Today we have a sneak peek from author Mathieu Gallant’s apocalyptic science fiction novel, When the Levee Breaks.
In 2026, Robert Hendricks is searching for a place to hole up. The power grid is in shambles, and things are getting desperate. After a string of bad luck, and a decision to pitch in with relief efforts at the Saint John Regional Hospital, he comes face-to-face with his destiny, 153 years in the future. The story is only half told, and the worst is yet to come. What terrible memories still await the reclusive cab driver from Atlantic Canada?
Here is an excerpt from When the Levee Breaks…
I’ve seen enough news broadcasts to recognize the vehicle right away as an American-style military Jeep, widely known as a Wolverine. But unlike the well-maintained ones I’ve seen on TV, this one looks like it’s straight from a war zone; its olive green paint is heavily scratched, and its markings are faded. In some places I can see deep gouges on its armored body and the windshield has a crack running its entire length. Then there’s the matter of the huge pile of debris covering the machine-gun mount.
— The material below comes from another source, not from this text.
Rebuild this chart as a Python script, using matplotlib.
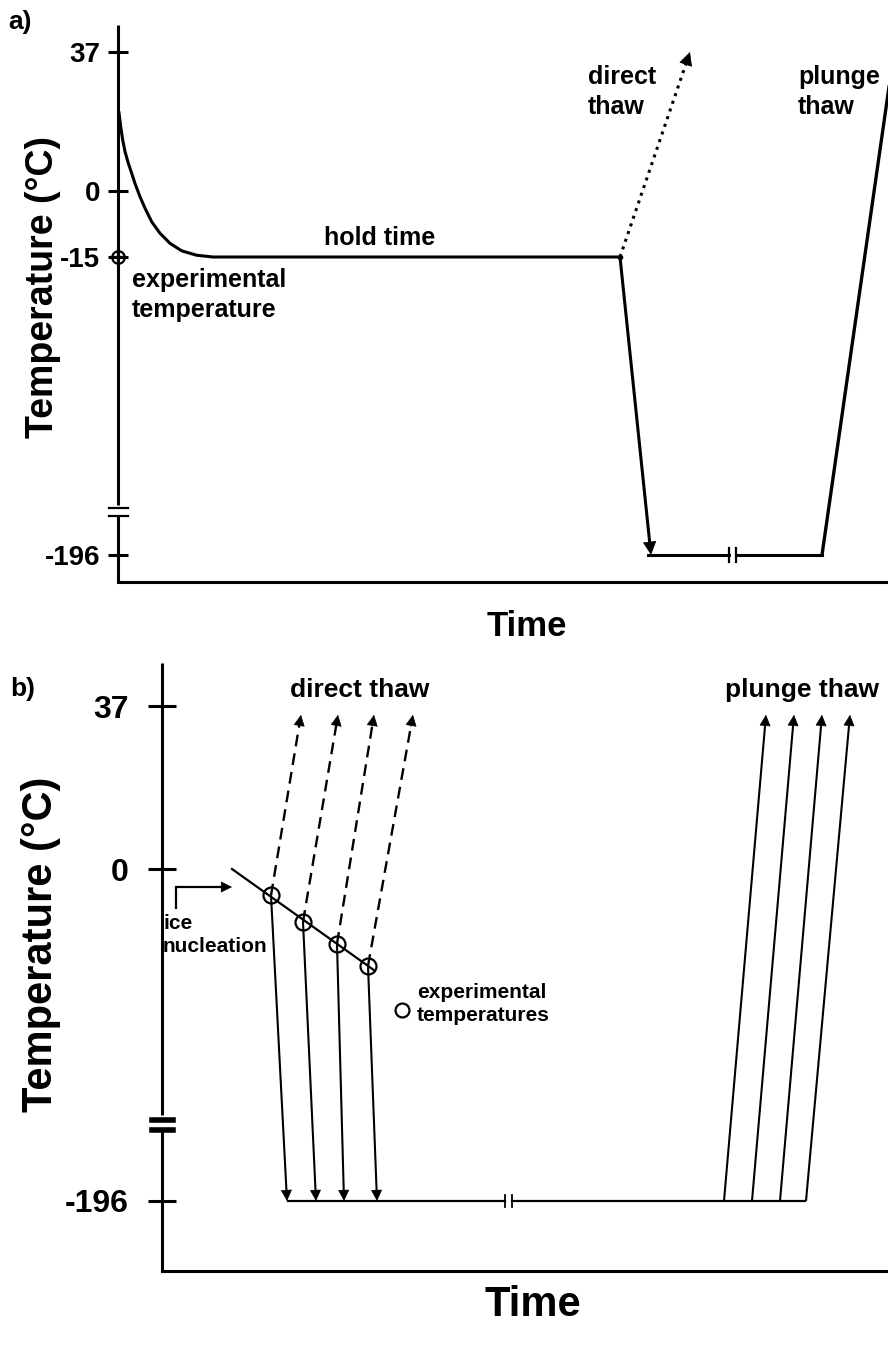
import numpy as np
import matplotlib
matplotlib.use('Agg')
from matplotlib import pyplot as plt

plt.rcParams['font.family'] = ['Liberation Sans', 'DejaVu Sans']
plt.rcParams['font.weight'] = 'bold'

# ---------------- data ----------------
# a) single sample: cool, hold at -15, then thaw directly or via liquid nitrogen
A_TICKS = [37, 0, -15, -196]
A_COOL_TIME = [1, 2.7, 4.7, 7, 10.3, 13.7, 17, 22, 27, 33.7, 42, 52, 63.7, 78.7, 95, 502]
A_COOL_TEMP = [20.8, 17.1, 13.6, 10.5, 7.4, 4.7, 2.0, -1.3, -3.9, -7.0, -9.6, -11.9,
               -13.6, -14.6, -15, -15]
A_EXP_TEMP = -15
A_LN2_TEMP = -196
A_DROP_END = 533
A_STORE = [530, 702]
A_STORE_BREAK = [611, 618]
A_PLUNGE_TIME = [704, 776]
A_PLUNGE_TEMP = [-196, 37]
A_DIRECT_TIME = [502, 572]
A_DIRECT_TEMP = [-15, 37]

# b) cooling through ice nucleation, samples removed at several temperatures
B_TICKS = [37, 0, -196]
B_NUC_TIME = [70, 212]
B_NUC_TEMP = [0, -23]
B_EXP_TIME = [109, 141, 175, 206]
B_EXP_TEMP = [-6, -12, -17, -22]
B_DIRECT_END = [139, 176, 212, 251]
B_THAW_TOP = 35
B_QUENCH_END = [125, 154, 182, 215]
B_STORE = [126, 643]
B_STORE_BREAK = [343, 350]
B_PLUNGE_START = [562, 590, 618, 644]
B_PLUNGE_END = [604, 632, 660, 688]

# temperature -> vertical position on the (broken) axis
A_ANCHOR_T = [-196, -15, 0, 37]
A_ANCHOR_Y = [27, 325, 391, 530]
B_ANCHOR_T = [-196, -40, 0, 37]
B_ANCHOR_Y = [70, 226, 402, 565]

def ya(t):
    return np.interp(t, A_ANCHOR_T, A_ANCHOR_Y)

def yb(t):
    return np.interp(t, B_ANCHOR_T, B_ANCHOR_Y)

W, H = 888, 1348
fig = plt.figure(figsize=(W / 100, H / 100), dpi=100)

def ftext(x, y, s, **kw):
    fig.text(x / W, 1 - y / H, s, **kw)

def arrow(ax, x0, y0, x1, y1, ls='-', lw=2.0, ms=14, head=11):
    d = np.array([x1 - x0, y1 - y0], float)
    u = d / np.hypot(*d)
    ex, ey = np.array([x1, y1]) - u * head * 0.5
    ax.plot([x0, ex], [y0, ey], color='k', lw=lw, ls=ls, clip_on=False,
            solid_capstyle='butt')
    bx, by = np.array([x1, y1]) - u * head
    ax.annotate('', xy=(x1, y1), xytext=(bx, by),
                arrowprops=dict(arrowstyle='-|>', color='k', lw=0.5,
                                mutation_scale=ms, shrinkA=0, shrinkB=0),
                annotation_clip=False)

def setup(ax, xmax, ymax, ticks, yfun, ticklen, pad, tsize, gap, bar_lw):
    ax.set_xlim(0, xmax)
    ax.set_ylim(0, ymax)
    for s in ['top', 'right', 'left']:
        ax.spines[s].set_visible(False)
    ax.spines['bottom'].set_linewidth(2.2)
    ax.set_xticks([])
    ax.set_yticks(yfun(np.array(ticks)))
    ax.set_yticklabels([str(t) for t in ticks], fontsize=tsize, fontweight='bold')
    ax.tick_params(axis='y', direction='inout', length=ticklen, width=2.2, pad=pad)
    # y axis drawn by hand so it can carry the break
    lo, hi, b1, b2, bw = gap
    ax.plot([0, 0], [0, lo], color='k', lw=2.2, clip_on=False, solid_capstyle='butt')
    ax.plot([0, 0], [hi, ymax], color='k', lw=2.2, clip_on=False, solid_capstyle='butt')
    for yy in (b1, b2):
        ax.plot([-bw, bw], [yy, yy], color='k', lw=bar_lw, clip_on=False)

# ---------------- panel a ----------------
axa = fig.add_axes([118 / W, (H - 582) / H, (W - 118) / W, 557 / H])
setup(axa, 770, 557, A_TICKS, ya, 14.4, 5.5, 20, (66, 77, 74, 66, 9.5), 1.6)

axa.plot(A_COOL_TIME, ya(np.array(A_COOL_TEMP)), color='k', lw=2.2,
         solid_joinstyle='round')
axa.plot(A_COOL_TIME[-1], ya(A_EXP_TEMP), 'o', color='k', ms=3)
arrow(axa, A_COOL_TIME[-1], ya(A_EXP_TEMP), A_DROP_END, ya(A_LN2_TEMP), lw=2.2, ms=22,
      head=13)
arrow(axa, A_DIRECT_TIME[0], ya(A_DIRECT_TEMP[0]), A_DIRECT_TIME[1], ya(A_DIRECT_TEMP[1]),
      ls=':', lw=2.2, ms=22, head=13)
axa.plot([A_STORE[0], A_STORE_BREAK[0]], [ya(A_LN2_TEMP)] * 2, color='k', lw=2.2)
axa.plot([A_STORE_BREAK[1], A_STORE[1]], [ya(A_LN2_TEMP)] * 2, color='k', lw=2.2)
for xb in A_STORE_BREAK:
    axa.plot([xb, xb], [ya(A_LN2_TEMP) - 7, ya(A_LN2_TEMP) + 7], color='k', lw=1.6)
axa.plot([A_STORE[1], A_PLUNGE_TIME[0]], [ya(A_LN2_TEMP)] * 2, color='k', lw=2.2)
axa.plot(A_PLUNGE_TIME, ya(np.array(A_PLUNGE_TEMP)), color='k', lw=2.4, clip_on=False)

axa.plot(0, ya(A_EXP_TEMP), 'o', mfc='none', mec='k', ms=9, mew=1.6, clip_on=False)
axa.plot(0, ya(A_EXP_TEMP), '+', color='k', ms=12, mew=1.6, clip_on=False)

ftext(8, 22, 'a)', fontsize=19, fontweight='bold', va='center')
ftext(43, 287, 'Temperature (°C)', fontsize=27, fontweight='bold',
      rotation=90, ha='center', va='center')
ftext(527, 627, 'Time', fontsize=25, fontweight='bold', ha='center', va='center')
ftext(380, 238, 'hold time', fontsize=18, fontweight='bold', ha='center', va='center')
ftext(132, 295, 'experimental\ntemperature', fontsize=18, fontweight='bold',
      va='center', linespacing=1.35)
ftext(588, 92, 'direct\nthaw', fontsize=18, fontweight='bold', va='center', linespacing=1.35)
ftext(798, 92, 'plunge\nthaw', fontsize=18, fontweight='bold', va='center', linespacing=1.35)

# ---------------- panel b ----------------
axb = fig.add_axes([162 / W, (H - 1271) / H, (W - 162) / W, 608 / H])
setup(axb, 726, 608, B_TICKS, yb, 20, 14, 23, (141, 156, 151, 141, 10.5), 4.0)

axb.plot(B_NUC_TIME, yb(np.array(B_NUC_TEMP)), color='k', lw=1.6)
for xs, ts, xd, xq in zip(B_EXP_TIME, B_EXP_TEMP, B_DIRECT_END, B_QUENCH_END):
    arrow(axb, xs, yb(ts), xd, yb(B_THAW_TOP), ls=(0, (5, 3)), lw=1.7, ms=18, head=12)
    arrow(axb, xs, yb(ts), xq, yb(-196), lw=1.5, ms=18, head=12)
axb.plot(B_EXP_TIME, yb(np.array(B_EXP_TEMP)), 'o', mfc='none', mec='k', ms=11.5, mew=1.6)

axb.plot([B_STORE[0], B_STORE_BREAK[0]], [yb(-196)] * 2, color='k', lw=1.6)
axb.plot([B_STORE_BREAK[1], B_STORE[1]], [yb(-196)] * 2, color='k', lw=1.6)
for xb in B_STORE_BREAK:
    axb.plot([xb, xb], [yb(-196) - 6, yb(-196) + 6], color='k', lw=1.3)
for xs, xe in zip(B_PLUNGE_START, B_PLUNGE_END):
    arrow(axb, xs, yb(-196), xe, yb(B_THAW_TOP), lw=1.5, ms=18, head=12)

# ice nucleation pointer
axb.plot([14, 14], [1271 - 908, 1271 - 887], color='k', lw=1.6)
arrow(axb, 14, 1271 - 887, 70, 1271 - 887, lw=1.6, ms=18, head=12)

fig.lines.append(plt.Line2D([402 / W], [1 - 1010 / H], marker='o', mfc='none', mec='k',
                            ms=10, mew=1.6, transform=fig.transFigure))

ftext(10, 689, 'b)', fontsize=19, fontweight='bold', va='center')
ftext(41, 944, 'Temperature (°C)', fontsize=30, fontweight='bold',
      rotation=90, ha='center', va='center')
ftext(533, 1305, 'Time', fontsize=30, fontweight='bold', ha='center', va='center')
ftext(360, 690, 'direct thaw', fontsize=19, fontweight='bold', ha='center', va='center')
ftext(802, 690, 'plunge thaw', fontsize=19, fontweight='bold', ha='center', va='center')
ftext(163, 935, 'ice\nnucleation', fontsize=15, fontweight='bold', va='center',
      linespacing=1.3)
ftext(417, 1004, 'experimental\ntemperatures', fontsize=15, fontweight='bold',
      va='center', linespacing=1.3)

fig.savefig('out.png', dpi=100)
Wait a minute. I’m not sure that’s….
Before I can get a good look, a curious crowd of about fifty encircles the vehicle. I push my way through and arrive at the front just in time to see Abby emerge from the opposite side. When she speaks, she needs to yell to be heard over the buzz of the onlookers.
“What the hell is this all about?”
I shrug and shake my head.
“Your guess is as good as mine on this one.”
“Is there even anybody driving? I don’t see anyone,” she says, moving toward the driver’s side door. I fall into step beside her, ready to lend a hand.
The single body inside, bent sideways at a strange and uncomfortable looking angle, only becomes visible when we’re within arm’s reach of the Jeep. I’m hit by the nauseating stench of excrement and vomit when I open the door. It’s a fight to keep from losing my breakfast as I shift to mouth breathing. My first instinct is to back away, but somehow I find the nerve to lean in and help Abby pull the driver into an upright position. It’s a man, probably in his mid-fifties—it’s hard to tell for sure—wearing a wrinkled, light-blue dress shirt that’s mostly unbuttoned and soaked with sweat and all manner of other bodily fluids. He’s almost bald, lacking even facial hair, and the skin on his face is a reddened, blistering horror.
“What the hell happened to him?”
Abby doesn’t answer. She’s got a hold of the man’s limp wrist.
“His pulse is thready and weak, but he’s still alive! Help me get him out. Undo his seatbelt.”
I reach in, careful not to make contact, and push the button. When the belt retracts, I back away, and Abby calls the rest of her team to come forward. The white suits expertly get the man out of the driver’s seat and lay him flat on the ground. The crowd moves in to get a closer look, blocking out the sunlight.
“I need everybody to back away from the vehicle! We need some space,” cries Abby. Nobody seems to be in any great hurry to follow her orders until she gives her preliminary diagnosis.
“It looks like…radiation poisoning,” she says. The news sends a wave of murmurs spreading through the crowd, and with no further prompting, those not involved with the rescue scatter to a safe distance.